After all, we had finally made plans to meet! We did the tourism challenge together, a month-long challenge for people who work in hotels and tourist attractions to win a year-long pass to all of the tourist attractions in and around Vancouver. We spent a couple of hours together walking around UBC and visiting the various “tourist destinations” on campus, but it was much shorter than I would have hoped for.
While I really enjoyed the afternoon with him, I couldn’t deny that I had a gut feeling that this wasn’t going to go anywhere. He was kind and engaged with me, but holding back. I could sense it.
The rest of that spring was pretty chaotic. I was going out with friends multiple times a week, taking an accelerated course with a hard marking TA, and I was becoming more and more infatuated with this kid. Towards the end of May, it went from feeling fun and lighthearted to feeling… bad.
I remember one night in particular, my anxiety got so bad that I stayed up ‘til 3 am just so I could remind him that I existed while he was out at the club one night. The same spot we’d met at. Who’s to say he couldn’t have been making memories with some new girl?
And then one day, I just snapped. It went from being slightly stressful to being downright torturous. And on top of that, I felt like such an idiot for feeling that way.
So I stopped talking to him. I figured that if we weren’t gonna happen, that there was no point in continuing to talk to him because it just hurt. I had no chill about the situation, and I couldn’t just see him as a casual acquaintance.
I thought that I would forget about him, be happy again by mid-summer, and move on, but that didn’t end up happening. It was like the fact that someone I never even dated affected me that much was a sobering reminder that something wasn’t quite right. I wasn’t truly happy.
The truth is, I’ve felt this way for years. And I think that it took me going through this experience to fully realize that. The problem was never his lack of love for me, it was my lack of love for myself.
Now it’s been almost a year since we met.
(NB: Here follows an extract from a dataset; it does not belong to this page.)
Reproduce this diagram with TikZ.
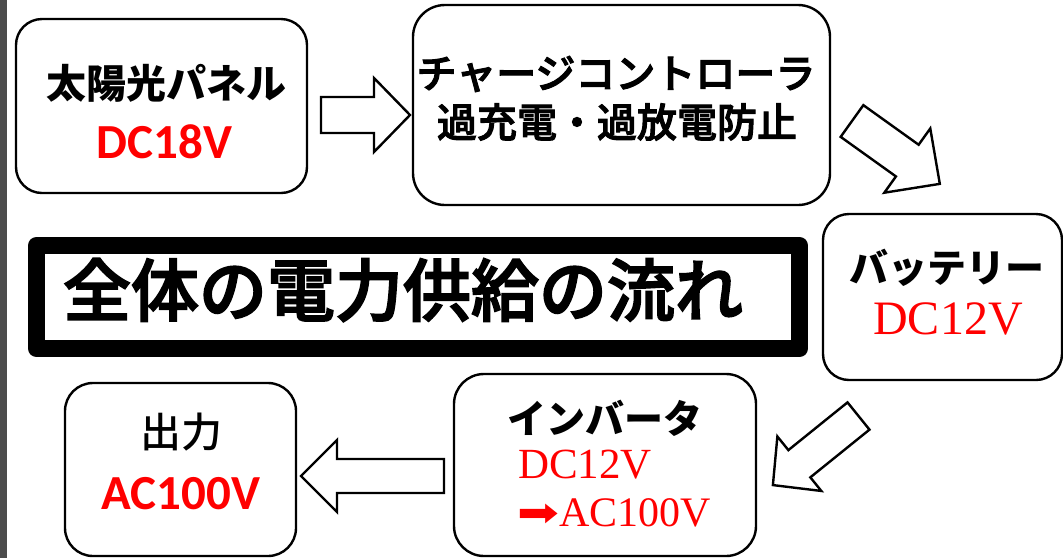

The world is on lockdown and things will never be the same, for any of us. I will probably always be interested in him on some level because I do genuinely think he’s a good guy (and 1000% my type), but the most important person in my life right now is me.
No longer am I bending over backward for people who wouldn’t do the same for me. No longer am I stressing about every single detail of another person’s life, while completely losing sight of every detail of my own. And never will I ever forget how deserving I am of real love… even if that means having to wait a little longer to get it.
Even though it sucks while you’re in the thick of it, I don’t believe you should ever regret opening yourself up to the possibility of love. Yes, it doesn’t always work out, and yes, it can hurt, but the things you end up learning about yourself are worth every confusing, painful, frustrating feeling. Don’t be scared of your own feelings, because when you’re able to accept them for what they are, you’ll see that that’s where the real magic starts to happen.